Volunteering Tasmania Forced to Close Launceston Office
Thursday, 21st September 2017 at 8:25 am
Volunteering Tasmania has said there is no need to be concerned about the future of the organisation, despite having to close its second office in the space of just 15 months.
The Launceston office was closed on 4 September, and follows VT’s closure of their Burnie regional office in June last year.
In an announcement to their supporters, VT explained they had been “transitioning through challenges and change” over the last year.
“These challenges continue to impact Volunteering Tasmania, and the recent announcement from the Australian government regarding their Strong and Resilient Communities funding has forced us to once again reassess how we deliver volunteer support services across the state,” they said.
“The Australian government’s decision to retain dedicated funding for volunteer support services is welcomed. However, with funding to remain fixed at the current level for the next 3.5 years there regrettably won’t be an opportunity for Volunteering Tasmania to request additional funding to cover the rising costs of delivering these services.
“Consequently, Volunteering Tasmania will be implementing changes to its structure and operations, which will include the closure of our Launceston office from Monday, 4 September 2017.”
The Strong and Resilient Communities funding comes into effect from the beginning of 2018, replacing the previous Strengthening Communities grants.
It means volunteer support services will no longer be eligible for their own pool of grants funding.
After vigorous campaigning from the volunteering sector, they achieved a small “victory” when the Department of Social Services (DSS) announced that $19.95 million would be dedicated to Volunteer Management Activity from 1 January 2018 until 30 June 2021.

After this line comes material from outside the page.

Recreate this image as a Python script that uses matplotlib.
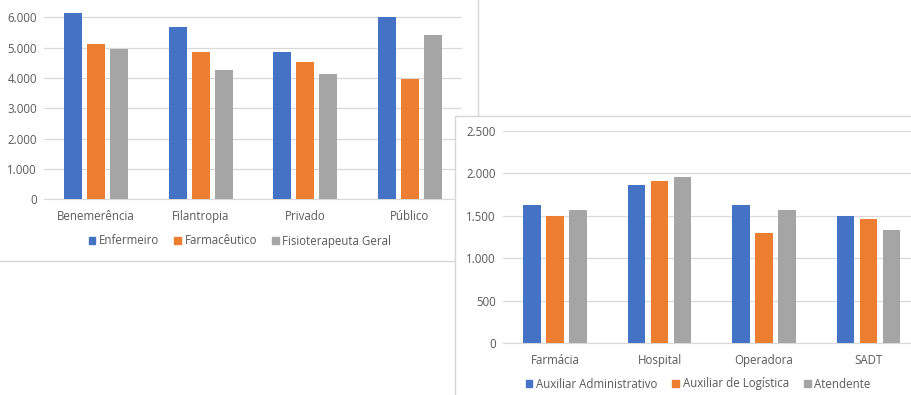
import matplotlib.pyplot as plt
import numpy as np
from matplotlib.patches import Rectangle, Patch

# left chart data
left_cats = ['Benemerência', 'Filantropia', 'Privado', 'Público']
enfermeiro = [6150, 5690, 4850, 6020]
farmaceutico = [5130, 4850, 4540, 3980]
fisioterapeuta = [4970, 4270, 4140, 5430]
left_series = ['Enfermeiro', 'Farmacêutico', 'Fisioterapeuta Geral']
left_ticks = [0, 1000, 2000, 3000, 4000, 5000, 6000]

# right chart data
right_cats = ['Farmácia', 'Hospital', 'Operadora', 'SADT']
aux_admin = [1630, 1855, 1630, 1500]
aux_logistica = [1490, 1905, 1290, 1455]
atendente = [1570, 1950, 1570, 1325]
right_series = ['Auxiliar Administrativo', 'Auxiliar de Logística', 'Atendente']
right_ticks = [0, 500, 1000, 1500, 2000, 2500]

colors = ['#4472C4', '#ED7D31', '#A5A5A5']
txt = '#595959'
grid = '#D9D9D9'
plt.rcParams['font.family'] = ['Open Sans', 'DejaVu Sans']

W, H = 911, 395
fig = plt.figure(figsize=(W / 100, H / 100), dpi=100)


def fx(px):
    return px / W


def fy(py):
    return 1 - py / H


def fmt(v):
    return f'{v:,}'.replace(',', '.')


def draw(ax, cats, series, ticks):
    x = np.arange(len(cats))
    bw = 0.17
    step = 0.22
    for i, vals in enumerate(series):
        ax.bar(x + (i - 1) * step, vals, bw, color=colors[i], zorder=3)
    ax.set_xticks(x)
    ax.set_xticklabels(cats, fontsize=8.3, color=txt)
    ax.set_yticks(ticks)
    ax.set_yticklabels([fmt(t) for t in ticks], fontsize=8.3, color=txt)
    ax.set_xlim(-0.5, len(cats) - 0.5)
    ax.tick_params(length=0, pad=5)
    ax.tick_params(axis='x', pad=8)
    ax.grid(axis='y', color=grid, linewidth=0.9, zorder=0)
    for s in ['top', 'right', 'left']:
        ax.spines[s].set_visible(False)
    ax.spines['bottom'].set_color(grid)
    ax.set_facecolor('none')


def legend(names, cx, cy, z):
    leg = fig.legend([Patch(color=c) for c in colors], names, loc='center',
                     bbox_to_anchor=(fx(cx), fy(cy)), ncol=3, frameon=False,
                     fontsize=8.3, handlelength=0.6, handleheight=0.6,
                     handletextpad=0.3, columnspacing=1.3, labelcolor=txt)
    leg.set_zorder(z)


# left chart box
fig.add_artist(Rectangle((fx(-2), fy(261)), fx(480), fy(-5) - fy(261),
                         transform=fig.transFigure, facecolor='white',
                         edgecolor='#D6D6D6', linewidth=1, zorder=0.2))

ax1 = fig.add_axes([fx(44), fy(199.3), fx(462 - 44), fy(0) - fy(199.3)])
ax1.set_zorder(1)
draw(ax1, left_cats, [enfermeiro, farmaceutico, fisioterapeuta], left_ticks)
ax1.set_ylim(0, 199.3 / 30.33 * 1000)
legend(left_series, 240, 241, 1.5)

# right chart box
fig.add_artist(Rectangle((fx(455), fy(400)), fx(470), fy(116) - fy(400),
                         transform=fig.transFigure, facecolor='white',
                         edgecolor='#D6D6D6', linewidth=1, zorder=2))

ax2 = fig.add_axes([fx(502.75), fy(343), fx(418), fy(130.7) - fy(343)])
ax2.set_zorder(3)
draw(ax2, right_cats, [aux_admin, aux_logistica, atendente], right_ticks)
ax2.set_ylim(0, 2500)
legend(right_series, 698, 384, 4)

fig.savefig('out.png', dpi=100)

But VT CEO Alison Lai, told Pro Bono News that increasing service delivery costs meant “difficult decisions” were still necessary.
“Not being able to apply for additional funding to cover the increasing cost of delivering services has an impact, and a part of that was making difficult decisions, one of which was having to close our Launceston office,” Lai said.
“It won’t affect our services to a great extent. But what it will impact immediately is the ability for our members in that region to access face-to-face assistance from our employee that was based up there.
“However all of our other services…such as our online referral service will still continue, as will our bi-monthly meeting in the region and we’ll still have people on the phone who can provide advice on volunteer management issues. We’ll still travel to the region frequently, so [that support] will still continue.”
Lai also said there was no need to be concerned about VT’s future, since the organisation would be equipping itself to deal with changing circumstances.
“I know that the first reaction is for people to be concerned when they see that offices are shutting. But I don’t think people should see that as a sign the organisation is crumbling. We will be here in 10 years time, but we will see change in the way we deliver services,” she said.
“I think people should feel concerned more generally about how things are changing around government funded services [especially] as the community sector does rely quite heavily on government support.
“So we should be seen, not as an organisation that is struggling, but an organisation that is adapting. What you’ll see change is how we do it, what you won’t see change is our level of commitment to making sure we deliver these services.”
She has previously spoken of a need for volunteering organisations to turn to a “diversification of funding streams” rather than relying on government support, and Lai admitted this was “a challenge”.
“If the strategic objective of what we’re trying to achieve is to get more people into volunteering and provide them with assistance, then we just have to think more creatively about how we do that, perhaps thinking more outside the box with who we target and the particular organisations we partner with,” she said.
“What we’re been previously doing won’t necessarily be what it looks like in another five years time. So we have got to be constantly consolidating and re-assessing our strategy… and getting more people volunteering and making sure there’s no barriers to that.”
“We need to keep on consulting with government around the challenges that we face, but we also need to be proactive ourselves within our organisations to find solutions and to be nimble and navigate through these challenges.”
“The impacts across the country will vary, because the funding [and] service delivery model for volunteering services across the country varies.”
Across the Bass Strait, Volunteering Victoria CEO Sue Noble told Pro Bono News their organisation had not been as affected by the new funding model, but that challenges for the volunteering sector in Victoria remained.
“The challenge is that the [volunteering] organisations that receive current funding from the federal government will continue to receive funding from the recently announced arrangement, but organisations that don’t currently receive funding, will not be able access funding unless they are successful in applying for some of the other grants,” Noble said.
“So while the continuation of funding is welcome, as it gives us some continuity and time to build a case for ongoing and better support from the federal government, it does lock us into a model that we have always identified as not ideal. And it does excuse some organisations from funding.”
Noble also said while diversification of funding sources was important, there was a “reluctance to pay to support volunteering” in Australia.
“While it’s an aim for all of us to diversify our funding it’s incredibly difficult, because there is a perception that volunteering is free and that it just happens,” she said.
“It’s really difficult for volunteering support services to compete for funding with other organisations which are also seeking funding from the same type of sources, whether that be philanthropic funding, sponsorships or government funding.”
“There’s intangible benefits of volunteering, like building resilient communities [and looking after] the health and wellbeing of recipients of volunteering delivered services. There’s a lack of recognition and acceptance of the value of volunteering in those sorts of contexts.”